◆ **Task**
Leaving out the pictures, retype the lines from the beginning of the listing through the line containing "import math".

◆ **Data section**
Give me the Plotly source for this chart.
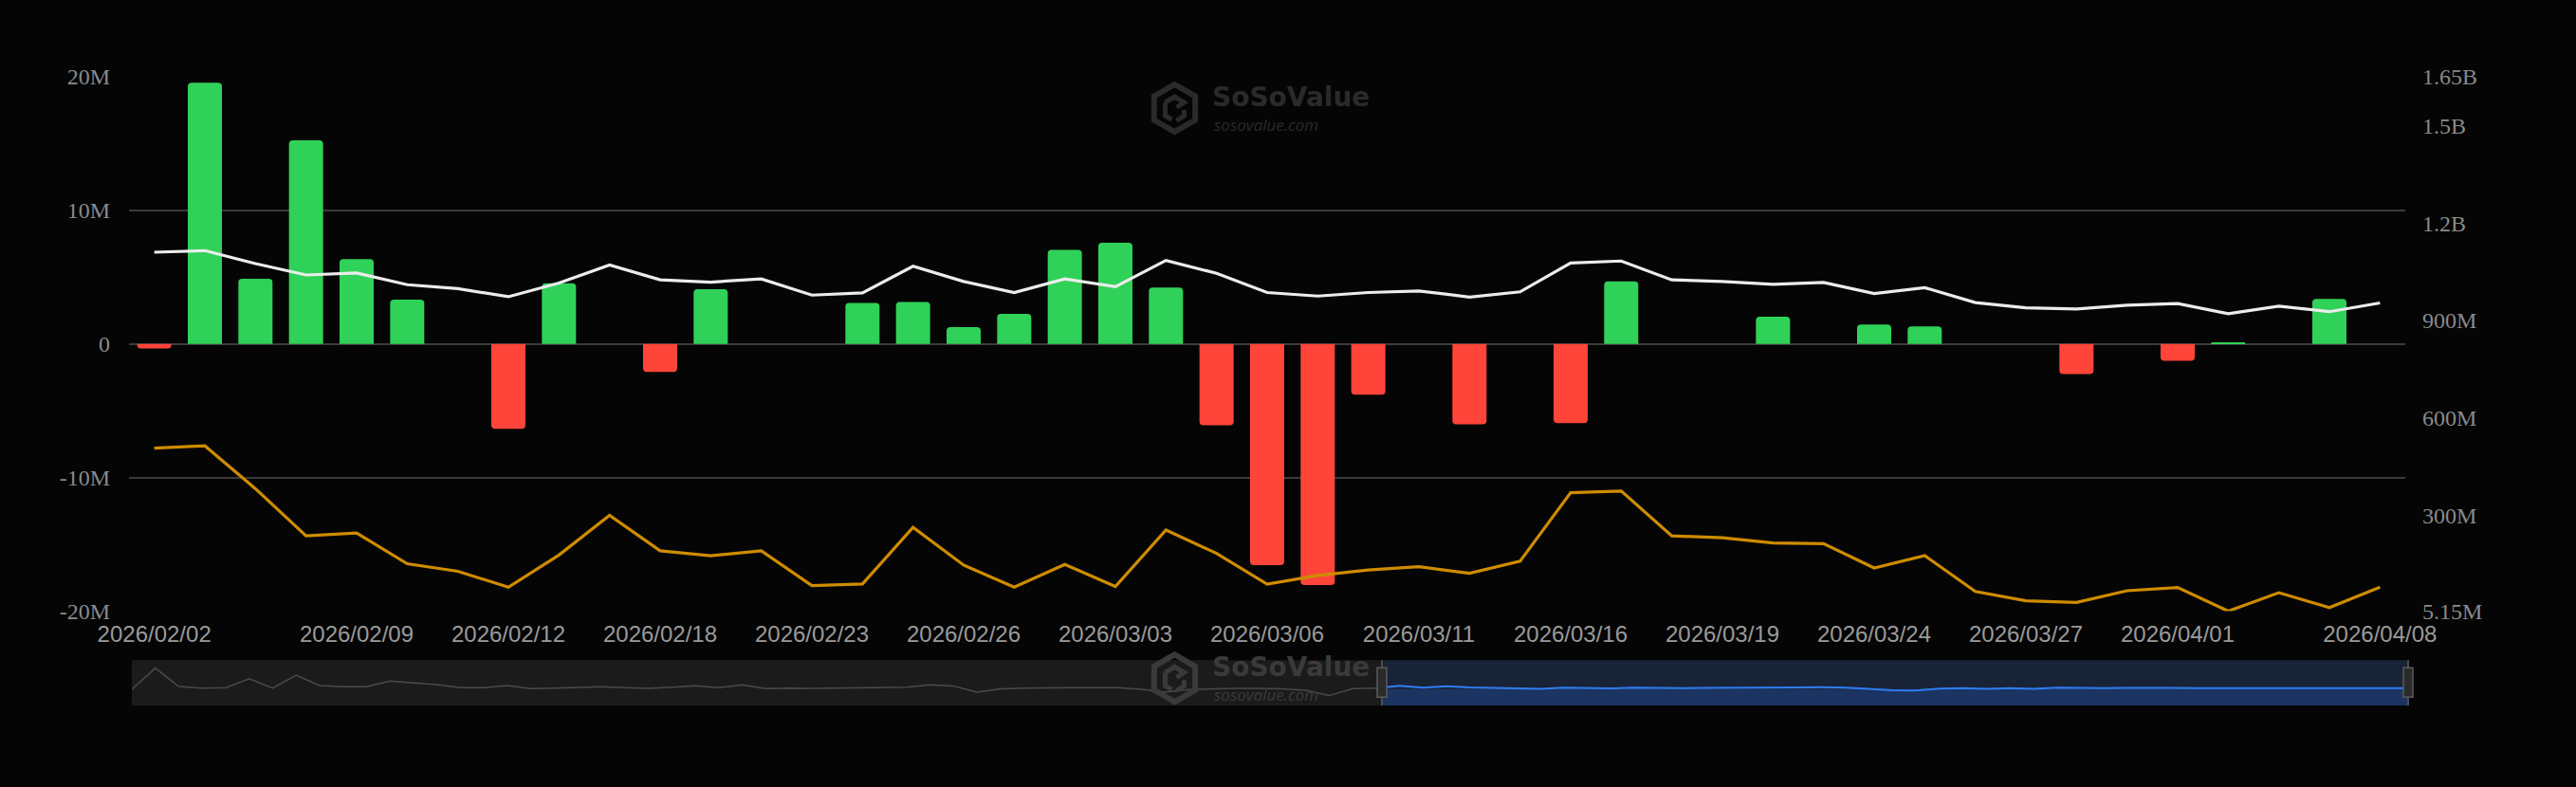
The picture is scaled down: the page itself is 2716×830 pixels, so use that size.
import plotly.graph_objects as go
import math

# ---------------- data ----------------
dates = [
    "2026/02/02", "2026/02/03", "2026/02/04", "2026/02/05", "2026/02/09",
    "2026/02/10", "2026/02/11", "2026/02/12", "2026/02/13", "2026/02/17",
    "2026/02/18", "2026/02/19", "2026/02/20", "2026/02/23", "2026/02/24",
    "2026/02/25", "2026/02/26", "2026/02/27", "2026/03/02", "2026/03/03",
    "2026/03/04", "2026/03/05", "2026/03/06", "2026/03/09", "2026/03/10",
    "2026/03/11", "2026/03/12", "2026/03/13", "2026/03/16", "2026/03/17",
    "2026/03/18", "2026/03/19", "2026/03/20", "2026/03/23", "2026/03/24",
    "2026/03/25", "2026/03/26", "2026/03/27", "2026/03/30", "2026/03/31",
    "2026/04/01", "2026/04/02", "2026/04/06", "2026/04/07", "2026/04/08",
]

# daily net inflow (M USD)
net_inflow = [
    -0.33, 19.55, 4.88, 15.24, 6.35, 3.32, 0, -6.35, 4.55, 0,
    -2.10, 4.10, 0, 0, 3.08, 3.15, 1.26, 2.25, 7.04, 7.58,
    4.22, -6.09, -16.56, -18.05, -3.79, 0, -6.01, 0, -5.92, 4.69,
    0, 0, 2.04, 0, 1.45, 1.31, 0, 0, -2.25, 0,
    -1.25, 0.12, 0, 3.37, 0,
]

# total net assets (M USD), right axis
total_net_assets = [
    1110, 1115, 1075, 1040, 1046, 1010, 998, 973, 1015, 1071,
    1025, 1018, 1028, 978, 985, 1067, 1020, 986, 1028, 1004,
    1085, 1045, 986, 975, 986, 991, 972, 988, 1077, 1083,
    1025, 1020, 1011, 1017, 983, 1001, 955, 939, 935, 947,
    952, 921, 944, 927, 954,
]

# value traded (M USD), right axis
value_traded = [
    507, 514, 382, 237, 246, 151, 128, 79, 178, 300,
    191, 176, 191, 84, 89, 263, 147, 79, 149, 81,
    255, 183, 88, 115, 132, 142, 122, 159, 370, 375,
    237, 231, 215, 213, 138, 176, 66, 37, 32, 68,
    78, 5.15, 62, 16, 79,
]

# net inflow of the earlier days shown only in the zoom slider (M USD)
slider_earlier_inflow = [
    -9, 163, 14, 1, 4, 76, 1, 106, 22, 12,
    12, 58, 42, 29, 4, 4, 22, -4, 1, 9,
    12, 4, -1, 9, 19, 4, 27, -4, 1, -1,
    1, 1, 4, 9, 27, 17, -32, -6, 1, 4,
    4, 4, 4, -9, -32, -12, -4, -1, -1, -6,
    -17, -60, -4,
]

x_tick_labels = [
    "2026/02/02", "2026/02/09", "2026/02/12", "2026/02/18", "2026/02/23",
    "2026/02/26", "2026/03/03", "2026/03/06", "2026/03/11", "2026/03/16",
    "2026/03/19", "2026/03/24", "2026/03/27", "2026/04/01", "2026/04/08",
]
left_tick_vals = [-20, -10, 0, 10, 20]
left_tick_text = ["-20M", "-10M", "0", "10M", "20M"]
right_tick_vals = [5.15, 300, 600, 900, 1200, 1500, 1650]
right_tick_text = ["5.15M", "300M", "600M", "900M", "1.2B", "1.5B", "1.65B"]

# ---------------- layout geometry ----------------
W, H = 2716, 830
ML, MR, MT, MB = 136, 176, 81, 86.3
PW = W - ML - MR
PH = H - MT - MB


def px(x):
    return (x - ML) / PW


def py(y):
    return (H - MB - y) / PH


GREEN = "#30D158"
RED = "#FF453A"
bar_colors = [GREEN if v >= 0 else RED for v in net_inflow]

fig = go.Figure()

fig.add_trace(go.Bar(
    x=dates, y=net_inflow, marker=dict(color=bar_colors, line=dict(width=0), cornerradius=4),
    xaxis="x", yaxis="y", name="Daily Net Inflow", hoverinfo="x+y",
))
fig.add_trace(go.Scatter(
    x=dates, y=total_net_assets, mode="lines", line=dict(color="#ECECEC", width=3.2),
    xaxis="x", yaxis="y2", name="Total Net Assets",
))
fig.add_trace(go.Scatter(
    x=dates, y=value_traded, mode="lines", line=dict(color="#CF8C00", width=3.2),
    xaxis="x", yaxis="y2", name="Value Traded",
))

# zoom slider sparkline
n_prev = len(slider_earlier_inflow)
all_flow = slider_earlier_inflow + net_inflow
idx_all = list(range(len(all_flow)))
fig.add_trace(go.Scatter(
    x=idx_all[:n_prev + 1], y=all_flow[:n_prev + 1], mode="lines",
    line=dict(color="#4a4a4a", width=1.5), xaxis="x2", yaxis="y3", hoverinfo="skip",
))
fig.add_trace(go.Scatter(
    x=idx_all[n_prev:], y=all_flow[n_prev:], mode="lines",
    line=dict(color="#2F7EF5", width=2), xaxis="x2", yaxis="y3", hoverinfo="skip",
))

slider_top, slider_bot = 696, 743.7
sel_x0, sel_x1 = 1457, 2539
shapes = [
    dict(type="rect", xref="paper", yref="paper", x0=px(139), x1=px(sel_x0),
         y0=py(slider_bot), y1=py(slider_top), fillcolor="#1b1b1b", line=dict(width=0), layer="below"),
    dict(type="rect", xref="paper", yref="paper", x0=px(sel_x0), x1=px(sel_x1),
         y0=py(slider_bot), y1=py(slider_top), fillcolor="#182338", line=dict(width=0), layer="below"),
    dict(type="rect", xref="paper", yref="paper", x0=px(sel_x0), x1=px(sel_x1),
         y0=py(slider_bot), y1=py(726.5), fillcolor="#1b3461", line=dict(width=0), layer="below"),
]
for hx in (sel_x0, sel_x1):
    shapes.append(dict(type="line", xref="paper", yref="paper", x0=px(hx), x1=px(hx),
                       y0=py(slider_bot), y1=py(slider_top), line=dict(color="#4d4d4d", width=2)))
    shapes.append(dict(type="rect", xref="paper", yref="paper", x0=px(hx - 5), x1=px(hx + 5),
                       y0=py(735), y1=py(704), fillcolor="#2a2a2a", line=dict(color="#5a5a5a", width=1.5)))


def hexagon(cx, cy, r):
    pts = []
    for k in range(6):
        a = math.radians(90 - 60 * k)
        pts.append((px(cx + r * math.cos(a)), py(cy - r * math.sin(a))))
    return "M " + " L ".join(f"{x:.6f},{y:.6f}" for x, y in pts) + " Z"


def logo_inner(cx, cy):
    segs = [
        [(cx - 10, cy - 6), (cx, cy - 12), (cx + 10, cy - 6), (cx + 2, cy - 1)],
        [(cx - 10, cy - 6), (cx - 10, cy + 8), (cx - 3, cy + 12)],
        [(cx + 10, cy + 2), (cx + 10, cy + 8), (cx + 2, cy + 13)],
    ]
    out = []
    for s in segs:
        out.append("M " + " L ".join(f"{px(x):.6f},{py(y):.6f}" for x, y in s))
    return " ".join(out)


annotations = []
for dy, col in ((0, "#2a2a2a"), (601, "#3a3a3a")):
    shapes.append(dict(type="path", xref="paper", yref="paper", path=hexagon(1238.5, 114 + dy, 25),
                       line=dict(color=col, width=6), layer="above"))
    shapes.append(dict(type="path", xref="paper", yref="paper", path=logo_inner(1238.5, 114 + dy),
                       line=dict(color=col, width=5), layer="above"))
    annotations.append(dict(xref="paper", yref="paper", x=px(1276), y=py(102.5 + dy), xanchor="left",
                            yanchor="middle", text="<b>SoSoValue</b>", showarrow=False,
                            font=dict(family="DejaVu Sans", size=28, color=col)))
    annotations.append(dict(xref="paper", yref="paper", x=px(1278), y=py(131 + dy), xanchor="left",
                            yanchor="middle", text="sosovalue.com", showarrow=False,
                            font=dict(family="Open Sans", size=17, color=col, style="italic")))

fig.update_layout(
    width=W, height=H,
    margin=dict(l=ML, r=MR, t=MT, b=MB, pad=0),
    paper_bgcolor="#050505",
    plot_bgcolor="rgba(0,0,0,0)",
    showlegend=False,
    bargap=0.325,
    xaxis=dict(
        type="category", domain=[0, (2536 - ML) / PW], anchor="y",
        range=[-0.5, len(dates) - 0.5],
        tickmode="array", tickvals=x_tick_labels, ticktext=x_tick_labels,
        tickfont=dict(family="Liberation Sans", size=24, color="#9a9a9a"),
        showgrid=False, showline=False, zeroline=False, ticks="", ticklabelstandoff=7,
    ),
    yaxis=dict(
        domain=[py(644.3), 1], anchor="x", range=[-20, 20],
        tickmode="array", tickvals=left_tick_vals, ticktext=left_tick_text,
        tickfont=dict(family="Liberation Serif", size=24, color="#8a8a8a"),
        showgrid=True, gridcolor="#3a3a3a", gridwidth=1.5, zeroline=False,
        showline=False, ticks="", ticklabelstandoff=19,
    ),
    yaxis2=dict(
        overlaying="y", side="right", anchor="x", range=[5.15, 1650],
        tickmode="array", tickvals=right_tick_vals, ticktext=right_tick_text,
        tickfont=dict(family="Liberation Serif", size=24, color="#8a8a8a"),
        showgrid=False, zeroline=False, showline=False, ticks="", ticklabelstandoff=17,
    ),
    xaxis2=dict(domain=[px(139), 1], anchor="y3", range=[0, len(all_flow) - 1], visible=False),
    yaxis3=dict(domain=[0, py(slider_top)], anchor="x2", range=[-140, 227], visible=False),
    shapes=shapes,
    annotations=annotations,
)

fig.write_html(
    "out.html",
    config={"displayModeBar": False},
    post_script="document.body.style.margin='0';document.body.style.background='#050505';",
)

◆ **Output of the task**
Give me the Plotly source for this chart.
The picture is scaled down: the page itself is 2716×830 pixels, so use that size.
import plotly.graph_objects as go
import math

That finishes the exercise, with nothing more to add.